(Stated exercise)
From the very first line of the data to the line containing "scope at once</text>", retype everything exactly, leaving the pictures behind.
— begin Recorded information —
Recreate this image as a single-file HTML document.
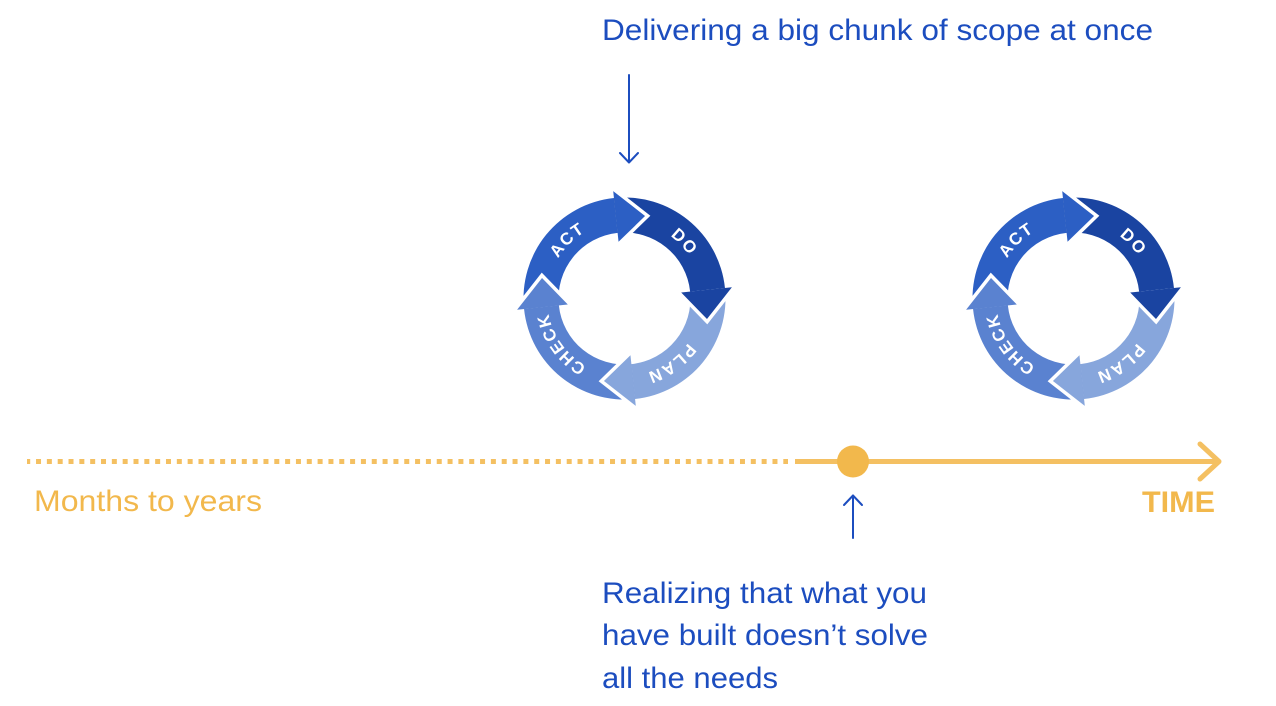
<!DOCTYPE html>
<html>
<head>
<meta charset="utf-8">
<style>
  html, body { margin: 0; padding: 0; background: #ffffff; }
  body { width: 1276px; height: 706px; overflow: hidden; }
  svg { display: block; }
</style>
</head>
<body>
<svg width="1276" height="706" viewBox="0 0 1276 706" xmlns="http://www.w3.org/2000/svg">
  <defs>
    <path id="ring" d="M 0,-77.5 A 77.5 77.5 0 1 1 0,77.5 A 77.5 77.5 0 1 1 0,-77.5 A 77.5 77.5 0 1 1 0,77.5 A 77.5 77.5 0 1 1 0,-77.5" fill="none"/>
    <path id="body" d="M -100.45,10.56 A 101 101 0 0 1 -10.56,-100.45 L -6.90,-65.64 A 66 66 0 0 0 -65.64,6.90 Z"/>
    <polygon id="head" points="-11.29,-107.41 20.56,-82.48 -5.96,-56.69"/>
    <polyline id="headedge" points="-11.29,-107.41 20.56,-82.48 -5.96,-56.69" fill="none" stroke="#ffffff" stroke-width="7" stroke-linejoin="miter" stroke-miterlimit="6"/>
  </defs>

  <!-- Top text -->
  <text x="602" y="40" font-family="Liberation Sans, Arial, sans-serif" font-size="30" fill="#1c4dbf" textLength="551" lengthAdjust="spacingAndGlyphs">Delivering a big chunk of scope at once</text>

  <!-- Down arrow -->
  <g stroke="#1c4dbf" stroke-width="2" fill="none" stroke-linecap="round" stroke-linejoin="round">
    <line x1="629" y1="75" x2="629" y2="162"/>
    <polyline points="620,153 629,162.5 638,153"/>
  </g>

  <!-- Cycle 1 -->
  <g transform="translate(624.5,298.5)">
    <use href="#body" fill="#2c5fc4"/>
    <use href="#body" fill="#1a44a1" transform="rotate(90)"/>
    <use href="#body" fill="#87a6dc" transform="rotate(180)"/>
    <use href="#body" fill="#5a82d0" transform="rotate(270)"/>
    <use href="#headedge"/>
    <use href="#headedge" transform="rotate(90)"/>
    <use href="#headedge" transform="rotate(180)"/>
    <use href="#headedge" transform="rotate(270)"/>
    <use href="#head" fill="#2c5fc4"/>
    <use href="#head" fill="#1a44a1" transform="rotate(90)"/>
    <use href="#head" fill="#87a6dc" transform="rotate(180)"/>
    <use href="#head" fill="#5a82d0" transform="rotate(270)"/>
    <g font-family="Liberation Sans, Arial, sans-serif" font-weight="bold" font-size="17" fill="#ffffff" letter-spacing="1.5">
      <text text-anchor="middle"><textPath href="#ring" startOffset="426.2">ACT</textPath></text>
      <text text-anchor="middle"><textPath href="#ring" startOffset="549.2">DO</textPath></text>
      <text text-anchor="middle"><textPath href="#ring" startOffset="194.8">PLAN</textPath></text>
      <text text-anchor="middle"><textPath href="#ring" startOffset="316.6">CHECK</textPath></text>
    </g>
  </g>

  <!-- Cycle 2 -->
  <g transform="translate(1073.5,298.5)">
    <use href="#body" fill="#2c5fc4"/>
    <use href="#body" fill="#1a44a1" transform="rotate(90)"/>
    <use href="#body" fill="#87a6dc" transform="rotate(180)"/>
    <use href="#body" fill="#5a82d0" transform="rotate(270)"/>
    <use href="#headedge"/>
    <use href="#headedge" transform="rotate(90)"/>
    <use href="#headedge" transform="rotate(180)"/>
    <use href="#headedge" transform="rotate(270)"/>
    <use href="#head" fill="#2c5fc4"/>
    <use href="#head" fill="#1a44a1" transform="rotate(90)"/>
    <use href="#head" fill="#87a6dc" transform="rotate(180)"/>
    <use href="#head" fill="#5a82d0" transform="rotate(270)"/>
    <g font-family="Liberation Sans, Arial, sans-serif" font-weight="bold" font-size="17" fill="#ffffff" letter-spacing="1.5">
      <text text-anchor="middle"><textPath href="#ring" startOffset="426.2">ACT</textPath></text>
      <text text-anchor="middle"><textPath href="#ring" startOffset="549.2">DO</textPath></text>
      <text text-anchor="middle"><textPath href="#ring" startOffset="194.8">PLAN</textPath></text>
      <text text-anchor="middle"><textPath href="#ring" startOffset="316.6">CHECK</textPath></text>
    </g>
  </g>

  <!-- Timeline -->
  <line x1="27" y1="461.5" x2="788" y2="461.5" stroke="#f4c062" stroke-width="5" stroke-dasharray="5 5.83" stroke-dashoffset="1.8"/>
  <line x1="795" y1="461.5" x2="1217" y2="461.5" stroke="#f4c062" stroke-width="5"/>
  <polyline points="1200,444 1219,461.5 1200,479" fill="none" stroke="#f4c062" stroke-width="5" stroke-linecap="round" stroke-linejoin="round"/>
  <circle cx="853" cy="461.5" r="16" fill="#f2b84c"/>

  <!-- Up arrow -->
  <g stroke="#1c4dbf" stroke-width="2" fill="none" stroke-linecap="round" stroke-linejoin="round">
    <line x1="853" y1="538" x2="853" y2="495.5"/>
    <polyline points="844,505 853,495.5 862,505"/>
  </g>

  <!-- Timeline labels -->
  <text x="34" y="511" font-family="Liberation Sans, Arial, sans-serif" font-size="30" fill="#f2b84c" textLength="228" lengthAdjust="spacingAndGlyphs">Months to years</text>
  <text x="1142" y="512" font-family="Liberation Sans, Arial, sans-serif" font-size="30" font-weight="bold" fill="#f2b84c" textLength="73" lengthAdjust="spacingAndGlyphs">TIME</text>

  <!-- Bottom text -->
  <g font-family="Liberation Sans, Arial, sans-serif" font-size="30" fill="#1c4dbf">
    <text x="602" y="603" textLength="325" lengthAdjust="spacingAndGlyphs">Realizing that what you</text>
    <text x="602" y="645" textLength="326" lengthAdjust="spacingAndGlyphs">have built doesn’t solve</text>
    <text x="602" y="688" textLength="176" lengthAdjust="spacingAndGlyphs">all the needs</text>
  </g>
</svg>
</body>
</html>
— end Recorded information —
(Worked solution)
Recreate this image as a single-file HTML document.
<!DOCTYPE html>
<html>
<head>
<meta charset="utf-8">
<style>
  html, body { margin: 0; padding: 0; background: #ffffff; }
  body { width: 1276px; height: 706px; overflow: hidden; }
  svg { display: block; }
</style>
</head>
<body>
<svg width="1276" height="706" viewBox="0 0 1276 706" xmlns="http://www.w3.org/2000/svg">
  <defs>
    <path id="ring" d="M 0,-77.5 A 77.5 77.5 0 1 1 0,77.5 A 77.5 77.5 0 1 1 0,-77.5 A 77.5 77.5 0 1 1 0,77.5 A 77.5 77.5 0 1 1 0,-77.5" fill="none"/>
    <path id="body" d="M -100.45,10.56 A 101 101 0 0 1 -10.56,-100.45 L -6.90,-65.64 A 66 66 0 0 0 -65.64,6.90 Z"/>
    <polygon id="head" points="-11.29,-107.41 20.56,-82.48 -5.96,-56.69"/>
    <polyline id="headedge" points="-11.29,-107.41 20.56,-82.48 -5.96,-56.69" fill="none" stroke="#ffffff" stroke-width="7" stroke-linejoin="miter" stroke-miterlimit="6"/>
  </defs>

  <!-- Top text -->
  <text x="602" y="40" font-family="Liberation Sans, Arial, sans-serif" font-size="30" fill="#1c4dbf" textLength="551" lengthAdjust="spacingAndGlyphs">Delivering a big chunk of scope at once</text>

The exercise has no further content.